After months of litigation concerning the distribution of Telegram’s Gram digital currency, the company announced that it is ending its Telegram Open Network blockchain project (TON) and the Gram token at the heart of the controversy.
The move comes on the heels of a legal blow in March, where the U.S. District Court for the Southern District of New York granted a preliminary injunction against Telegram, preventing it from providing Gram tokens to investors.
While not binding in terms of precedent, the injunction was granted on the basis that the U.S. Securities and Exchange Commission (SEC) had shown a substantial likelihood of success in their action—a clear signal that were the case to have been fully litigated, the Court would have likely found that in taking capital from private investors in exchange for the promise of future Gram tokens, it was dealing in unregistered securities in contravention of the U.S.’ securities laws.
Telegram’s argument was that the tokens can’t be considered securities (more on that below) and that while the initial agreements with investors did constitute securities, they qualified for an SEC filing exemption on the basis that they were being offered to private investors, rather than public ones.
SAFTS and the Howey Test
Beyond the other outstanding cases addressing similar topics, the view taken by the Court will have real-life implications on the viability of coin offerings in the U.S., and the viability of the Simple Agreement for Future Tokens (SAFT) structure often used by cryptocurrency companies to raise capital for token development without being caught by securities legislation.
Under the SAFT model, investors agree to provide capital to a budding token company in exchange for the right to the tokens, which are only delivered once the tokens and the network underpinning them is developed.
The reason this structure is preferred is because of the definition of securities. Dealing in securities brings with it a host of obligations to the U.S. SEC. The U.S. Howey test is used by Courts to determine whether a contract or arrangement is a security; most relevant to the SAFT question is whether there is an expectation of profits on the part of the investor and whether the expectation is based solely on the efforts of others. If the answer to those questions is yes, then the arrangement likely constitutes a security.
In theory, the SAFT model allows tokens to escape the boundaries of the Howey test. The initial agreement with investors is a security—but because the agreement is with private investors, as a security it is exempt from the SEC’s filing obligations. It is the tokens themselves that escape classification as securities, because at the time they are exchanged, are already fully developed and so any future ‘profits’ merely come from the normal workings of a supply and demand market, which isn’t enough to satisfy the Howey test.
But the view adopted by the Court in the Telegram case puts the viability of SAFT in jeopardy. The Court viewed the entire process—from the initial investment agreement through to the eventual distribution of the tokens once developed—as a part of the same scheme, which it collectively considered to fall within the definition of securities.

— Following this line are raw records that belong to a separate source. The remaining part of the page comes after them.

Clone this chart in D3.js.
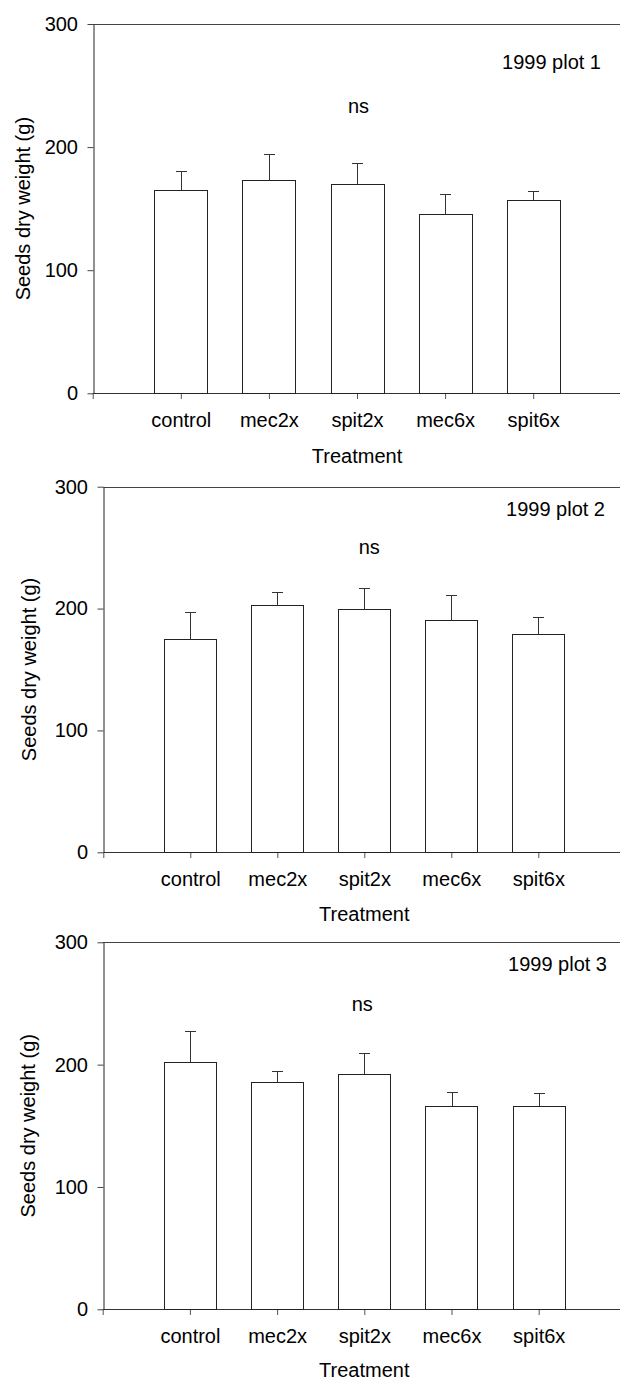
<!DOCTYPE html>
<html>
<head>
<meta charset="utf-8">
<script src="https://cdn.jsdelivr.net/npm/d3@7"></script>
<style>
  html, body { margin: 0; padding: 0; background: #fff; }
  svg { display: block; }
  text { font-family: "Liberation Sans", Arial, sans-serif; fill: #000; }
</style>
</head>
<body>
<script>
// ---- data ----
const categories = ["control", "mec2x", "spit2x", "mec6x", "spit6x"];
const plot1Means  = [165, 173.5, 170, 146, 157];
const plot1Errors = [15.5, 21, 17, 15.5, 7.5];
const plot2Means  = [175, 203, 200, 191, 179];
const plot2Errors = [22, 11, 17, 20, 14];
const plot3Means  = [202.5, 185.5, 192, 166.5, 166.5];
const plot3Errors = [25, 9.5, 17.5, 11.5, 10];
const yTicks = [0, 100, 200, 300];
const panelTitles = ["1999 plot 1", "1999 plot 2", "1999 plot 3"];
const significance = ["ns", "ns", "ns"];
const xAxisTitle = "Treatment";
const yAxisTitle = "Seeds dry weight (g)";

// ---- layout ----
const W = 620, H = 1381;
const layout = [
  { x0: 92.7,  step: 88.1, top: 24,    bottom: 393.3,  titleX: 601, titleDy: 45.3, nsDx: 1.5, nsDy: 89,   yLabX: 29.5, xTitleDy: 69.7 },
  { x0: 103.3, step: 87.0, top: 486.7, bottom: 852.3,  titleX: 605, titleDy: 29.5, nsDx: 5,   nsDy: 67.3, yLabX: 35.8, xTitleDy: 68.5 },
  { x0: 102.7, step: 87.2, top: 942.3, bottom: 1309.3, titleX: 607, titleDy: 28.2, nsDx: -2,  nsDy: 68.7, yLabX: 34.6, xTitleDy: 67.2 }
];
const means = [plot1Means, plot2Means, plot3Means];
const errors = [plot1Errors, plot2Errors, plot3Errors];

const svg = d3.select("body").append("svg").attr("width", W).attr("height", H);

layout.forEach((L, p) => {
  const g = svg.append("g");
  const x = d3.scaleLinear().domain([0, 6]).range([L.x0, L.x0 + 6 * L.step]);
  const y = d3.scaleLinear().domain([0, 300]).range([L.bottom, L.top]);
  const fs = 20;

  // top frame line
  g.append("line")
    .attr("x1", L.x0).attr("x2", W + 10)
    .attr("y1", Math.round(y(300)) + 0.5).attr("y2", Math.round(y(300)) + 0.5)
    .attr("stroke", "#444").attr("stroke-width", 1);

  // baseline at 0
  g.append("line")
    .attr("x1", L.x0).attr("x2", W + 10)
    .attr("y1", Math.round(y(0)) + 0.5).attr("y2", Math.round(y(0)) + 0.5)
    .attr("stroke", "#333").attr("stroke-width", 1);

  // bars
  const barW = 0.6 * L.step;
  const data = categories.map((c, i) => ({ c, i, m: means[p][i], e: errors[p][i] }));
  g.selectAll("rect.bar").data(data).enter().append("rect")
    .attr("class", "bar")
    .attr("x", d => Math.round(x(d.i + 1) - barW / 2) + 0.5)
    .attr("y", d => Math.round(y(d.m)) + 0.5)
    .attr("width", Math.round(barW))
    .attr("height", d => Math.round(y(0)) - Math.round(y(d.m)))
    .attr("fill", "#fff").attr("stroke", "#222").attr("stroke-width", 1);

  // error bars (upper only)
  g.selectAll("line.err").data(data).enter().append("line")
    .attr("class", "err")
    .attr("x1", d => Math.round(x(d.i + 1)) + 0.5).attr("x2", d => Math.round(x(d.i + 1)) + 0.5)
    .attr("y1", d => Math.round(y(d.m)) + 0.5).attr("y2", d => Math.round(y(d.m + d.e)) + 0.5)
    .attr("stroke", "#333").attr("stroke-width", 1);
  g.selectAll("line.cap").data(data).enter().append("line")
    .attr("class", "cap")
    .attr("x1", d => Math.round(x(d.i + 1)) - 5).attr("x2", d => Math.round(x(d.i + 1)) + 6)
    .attr("y1", d => Math.round(y(d.m + d.e)) + 0.5).attr("y2", d => Math.round(y(d.m + d.e)) + 0.5)
    .attr("stroke", "#333").attr("stroke-width", 1);

  // y axis
  const yAxis = g.append("g")
    .attr("transform", `translate(${Math.round(L.x0) + 0.5},0)`)
    .call(d3.axisLeft(y).tickValues(yTicks).tickSize(6).tickSizeOuter(0).tickPadding(9.5).tickFormat(d3.format("d")));
  yAxis.select(".domain").attr("stroke", "#222");
  yAxis.selectAll(".tick line").attr("stroke", "#444");
  yAxis.selectAll("text").attr("font-size", fs).attr("font-family", "Liberation Sans, Arial, sans-serif").attr("fill", "#000");

  // x axis (ticks below baseline)
  const xAxis = g.append("g")
    .attr("transform", `translate(0,${Math.round(y(0)) + 1})`)
    .call(d3.axisBottom(x).tickValues([0, 1, 2, 3, 4, 5]).tickSize(5).tickSizeOuter(0).tickPadding(13.5)
      .tickFormat(d => d === 0 ? "" : categories[d - 1]));
  xAxis.select(".domain").remove();
  xAxis.selectAll(".tick line").attr("stroke", "#555");
  xAxis.selectAll("text").attr("font-size", fs).attr("font-family", "Liberation Sans, Arial, sans-serif").attr("fill", "#000");

  // x axis title
  g.append("text")
    .attr("x", x(3)).attr("y", L.bottom + L.xTitleDy)
    .attr("text-anchor", "middle").attr("font-size", fs)
    .text(xAxisTitle);

  // y axis title
  g.append("text")
    .attr("transform", `translate(${L.yLabX},${(L.top + L.bottom) / 2}) rotate(-90)`)
    .attr("text-anchor", "middle").attr("font-size", fs)
    .text(yAxisTitle);

  // panel title
  g.append("text")
    .attr("x", L.titleX).attr("y", L.top + L.titleDy)
    .attr("text-anchor", "end").attr("font-size", fs)
    .text(panelTitles[p]);

  // significance
  g.append("text")
    .attr("x", x(3) + L.nsDx).attr("y", L.top + L.nsDy)
    .attr("text-anchor", "middle").attr("font-size", fs)
    .text(significance[p]);
});
</script>
</body>
</html>
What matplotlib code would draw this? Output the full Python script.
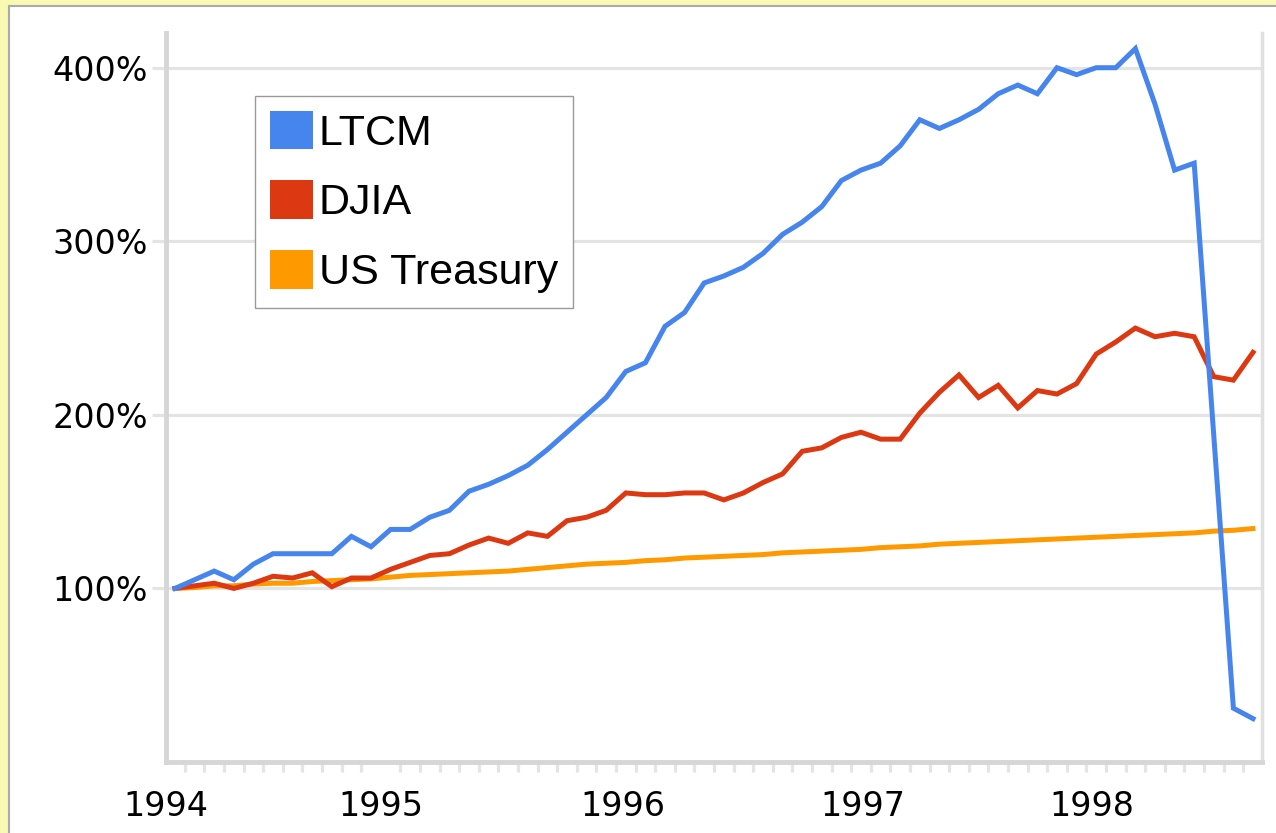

The judgment introduces uncertainty into what was a trusted avenue for developers to raise funds and distribute their tokens without inviting onerous SEC filing obligations. Future entrepreneurs will be wary of proceeding on a SAFT basis, fearing that they will unintentionally be in non-compliance with the SEC’s reporting obligations—which carries with it the potential for fines and even prison time.
Ultimately, the legal issue at the heart of the Telegram case still remains, and the companies in similar positions that were eagerly awaiting its outcome will have to wait before getting an authoritative answer. Software developer Kik finds itself in a similar position as Telegram, and their case with the SEC is still before the Court. Whether or not the Court will follow the same reasoning as in the Telegram case remains to be seen, but the SEC filed a motion for summary judgment this month, apparently emboldened by the outcome in the Telegram case.
Depending on the Court’s decision as to the motion for summary judgment, we may be about to see the Telegram reasoning become precedent.